La fin de l'inflation : une bonne ou une mauvaise nouvelle ?

La persistance d’un très faible taux d’inflation inquiète. C’est paradoxal puisque pendant des décennies les gouvernements se sont fixé comme objectif la stabilité des prix et que les banques centrales ont eu pour mission d’agir pour y parvenir. On avait encore, en Europe, en mémoire les conséquences de la crise allemande des années 20 qui n’avait pas été étrangère à la montée du nazisme. Aujourd’hui, on se trouve dans la situation opposée. Les banques centrales ont interprété leurs mandats en sens inverse de ce qui était prévu à l’origine. Au lieu de mener des politiques monétaires ayant pour objectif de faire tomber la hausse des prix à un niveau inférieur mais proche de 2%, dans la zone euro par exemple, elles agissent pour faire remonter l’inflation à ce niveau. Cette très faible inflation s’accompagne d’une croissance économique insuffisante et on cite souvent le cas du Japon et de la menace d’une stagnation séculaire.

Pour l’instant dans la zone euro, cet objectif n’est pas atteint mais cette politique suscite une vive controverse parce qu’elle a conduit à des taux d’intérêt négatifs ou presque nuls pour des maturités allant jusqu’à dix ans. La Banque centrale Européenne est aussi devenue le principal créancier des Etats membres (30% de l’encours pour les Pays-Bas et l’Allemagne, 20% pour la France et l’Italie) en achetant depuis 2015 des obligations à moyen et long terme sur le marché dans le cadre de la politique dite accommodante ou le « quantitative easing ». Les résultats de cette politique sont décevants, l’inflation reste très faible comme la croissance.
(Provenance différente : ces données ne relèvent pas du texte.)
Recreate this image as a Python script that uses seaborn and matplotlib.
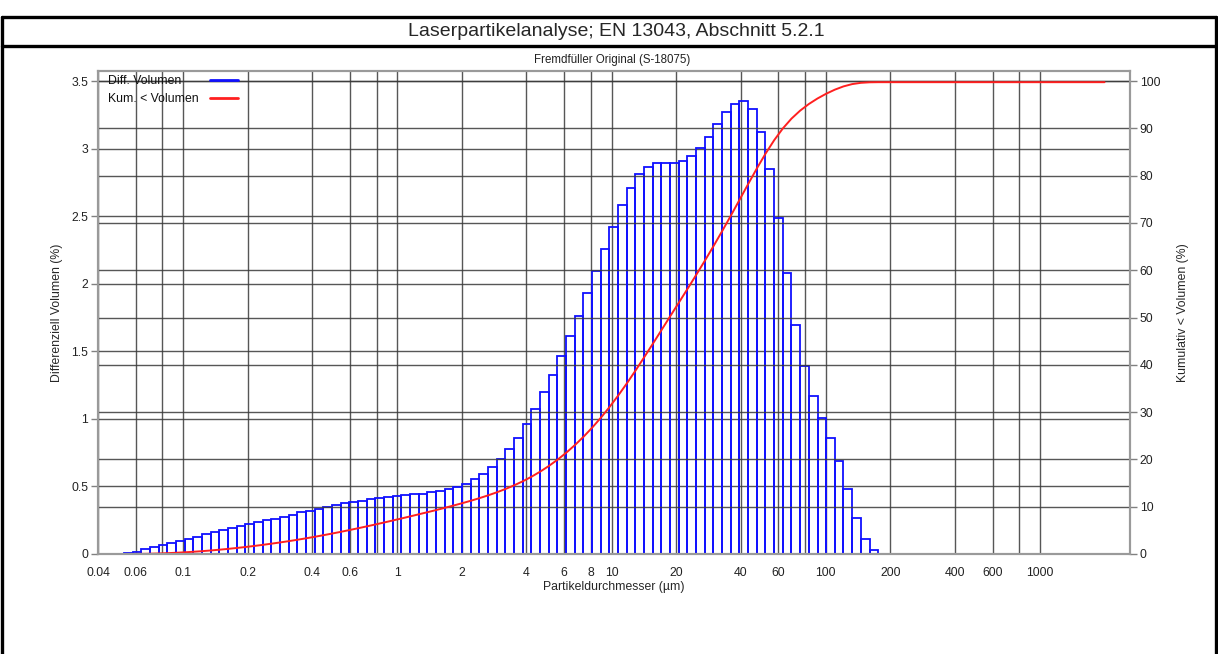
import numpy as np
import pandas as pd
import seaborn as sns
import matplotlib.pyplot as plt
from matplotlib.lines import Line2D

# channel edges of the laser diffraction instrument (µm)
channel_edges = [
    0.0439, 0.0482, 0.0529, 0.0581, 0.0637, 0.0700, 0.0768, 0.0843, 0.0925, 0.1016,
    0.1115, 0.1224, 0.1343, 0.1475, 0.1619, 0.1777, 0.1950, 0.2141, 0.2350, 0.2579,
    0.2831, 0.3108, 0.3411, 0.3744, 0.4110, 0.4511, 0.4952, 0.5436, 0.5966, 0.6549,
    0.7189, 0.7891, 0.8662, 0.9507, 1.044, 1.146, 1.257, 1.380, 1.515, 1.663,
    1.825, 2.004, 2.199, 2.414, 2.650, 2.909, 3.193, 3.505, 3.847, 4.223,
    4.635, 5.088, 5.585, 6.130, 6.729, 7.386, 8.107, 8.899, 9.768, 10.72,
    11.77, 12.92, 14.18, 15.57, 17.09, 18.75, 20.59, 22.60, 24.80, 27.23,
    29.88, 32.80, 36.01, 39.52, 43.38, 47.62, 52.27, 57.38, 62.98, 69.13,
    75.88, 83.29, 91.43, 100.4, 110.2, 120.9, 132.7, 145.7, 159.9, 175.5,
    192.7,
]

# differential volume per channel (%)
diff_volume = [
    0.000, 0.003, 0.008, 0.017, 0.035, 0.050, 0.064, 0.084, 0.099, 0.113,
    0.128, 0.146, 0.161, 0.175, 0.190, 0.205, 0.220, 0.235, 0.249, 0.261,
    0.276, 0.291, 0.309, 0.321, 0.335, 0.348, 0.363, 0.375, 0.385, 0.395,
    0.405, 0.415, 0.424, 0.429, 0.437, 0.442, 0.444, 0.457, 0.469, 0.481,
    0.494, 0.518, 0.553, 0.592, 0.642, 0.701, 0.775, 0.859, 0.960, 1.071,
    1.197, 1.325, 1.468, 1.616, 1.764, 1.930, 2.097, 2.260, 2.423, 2.581,
    2.711, 2.813, 2.867, 2.897, 2.897, 2.897, 2.912, 2.946, 3.003, 3.084,
    3.183, 3.269, 3.331, 3.353, 3.294, 3.126, 2.852, 2.490, 2.080, 1.693,
    1.392, 1.172, 1.007, 0.861, 0.688, 0.484, 0.270, 0.109, 0.027, 0.000,
]

size_min, size_max = 0.04, 2000  # measuring range (µm)

x_ticks = [0.04, 0.06, 0.08, 0.1, 0.2, 0.4, 0.6, 0.8, 1, 2, 4, 6, 8, 10,
           20, 40, 60, 80, 100, 200, 400, 600, 800, 1000]
x_labels = ["0.04", "0.06", "", "0.1", "0.2", "0.4", "0.6", "", "1", "2", "4", "6", "8", "10",
            "20", "40", "60", "", "100", "200", "400", "600", "", "1000"]
left_ticks = [0, 0.5, 1, 1.5, 2, 2.5, 3, 3.5]
left_labels = ["0", "0.5", "1", "1.5", "2", "2.5", "3", "3.5"]
right_ticks = list(range(0, 101, 10))
legend_labels = ["Diff. Volumen", "Kum. < Volumen"]
blue, red = "#1010ff", "#ff2020"

sns.set_style("white")
plt.rcParams["font.family"] = ["Liberation Sans", "DejaVu Sans"]

edges = np.array(channel_edges)
hist_df = pd.DataFrame({
    "size": np.sqrt(edges[:-1] * edges[1:]),
    "vol": diff_volume,
})
cum_df = pd.DataFrame({
    "size": [size_min] + channel_edges + [size_max],
    "cum": [0, 0] + list(np.cumsum(diff_volume)) + [np.sum(diff_volume)],
})

W, H = 1218, 654
fig = plt.figure(figsize=(W / 100, H / 100), dpi=100)
ax = fig.add_axes([98 / W, (H - 554) / H, 1032 / W, 483 / H])

sns.histplot(data=hist_df, x="size", weights="vol", bins=list(np.log10(edges)),
             log_scale=True, element="bars", fill=False, color=blue,
             linewidth=1.3, ax=ax)

ymax = 3.575
ax.set_xlim(size_min, 2630)
ax.set_ylim(0, ymax)
ax.set_xticks(x_ticks)
ax.set_xticklabels(x_labels)
ax.minorticks_off()
ax.set_yticks(left_ticks)
ax.set_yticklabels(left_labels)
ax.set_xlabel("Partikeldurchmesser (µm)", fontsize=8.8, labelpad=2)
ax.set_ylabel("Differenziell Volumen (%)", fontsize=8.8, labelpad=6)
ax.grid(True, color="#3a3a3a", linewidth=1.0, alpha=0.85)
ax.set_axisbelow(True)

ax2 = ax.twinx()
sns.lineplot(data=cum_df, x="size", y="cum", color=red, linewidth=1.4, ax=ax2)
ax2.set_ylim(0, ymax * 100 / 3.5)
ax2.set_yticks(right_ticks)
ax2.set_ylabel("Kumulativ < Volumen (%)", fontsize=8.8, labelpad=12)
ax2.grid(True, axis="y", color="#3a3a3a", linewidth=1.0, alpha=0.85)
ax2.grid(False, axis="x")

for a in (ax, ax2):
    for s in a.spines.values():
        s.set_color("#9a9a9a")
        s.set_linewidth(1.5)
    a.tick_params(direction="out", length=5, width=1, color="#808080",
                  labelsize=8.8, labelcolor="#222222", pad=2)
ax.tick_params(axis="x", pad=4)
ax.tick_params(axis="y", right=False)
ax2.tick_params(axis="y", left=False, right=True)

# legend: labels left aligned, line samples in a column to the right
for i, (lab, col) in enumerate(zip(legend_labels, [blue, red])):
    y = 1 - (10 + 17.5 * i) / 483
    ax2.text(10 / 1032, y, lab, transform=ax2.transAxes, ha="left", va="center",
             fontsize=8.8, color="#111111")
    ax2.add_line(Line2D([112 / 1032, 140 / 1032], [y + 1 / 483] * 2,
                        transform=ax2.transAxes, color=col, linewidth=2))

# page frame with header row
for x0, y0, x1, y1 in [(2, 17, 1216, 17), (2, 46, 1216, 46), (2, 17, 2, H), (1216, 17, 1216, H)]:
    fig.add_artist(Line2D([x0 / W, x1 / W], [1 - y0 / H, 1 - y1 / H],
                          transform=fig.transFigure, color="black", linewidth=2.4))
fig.text(616 / W, 1 - 32 / H, "Laserpartikelanalyse; EN 13043, Abschnitt 5.2.1",
         ha="center", va="center", fontsize=14)
fig.text(612 / W, 1 - 60 / H, "Fremdfüller Original (S-18075)",
         ha="center", va="center", fontsize=8.3, color="#222222")

fig.savefig("out.png", dpi=100)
Ne faudrait-il pas changer de politique monétaire comme l’ont demandé plusieurs anciens banquiers centraux qui ont mis en avant les inconvénients de ces taux d’intérêt pour les banques mais aussi pour les retraités qui ont confié leur épargne à des fonds de pension ? Ne faudrait-il pas aussi, comme l’a souligné l’ancien économiste en chef du FMI, Olivier Blanchard revenir à une approche plus keynésienne en stimulant la demande, notamment par les dépenses publiques ou encore adapter notre fiscalité ?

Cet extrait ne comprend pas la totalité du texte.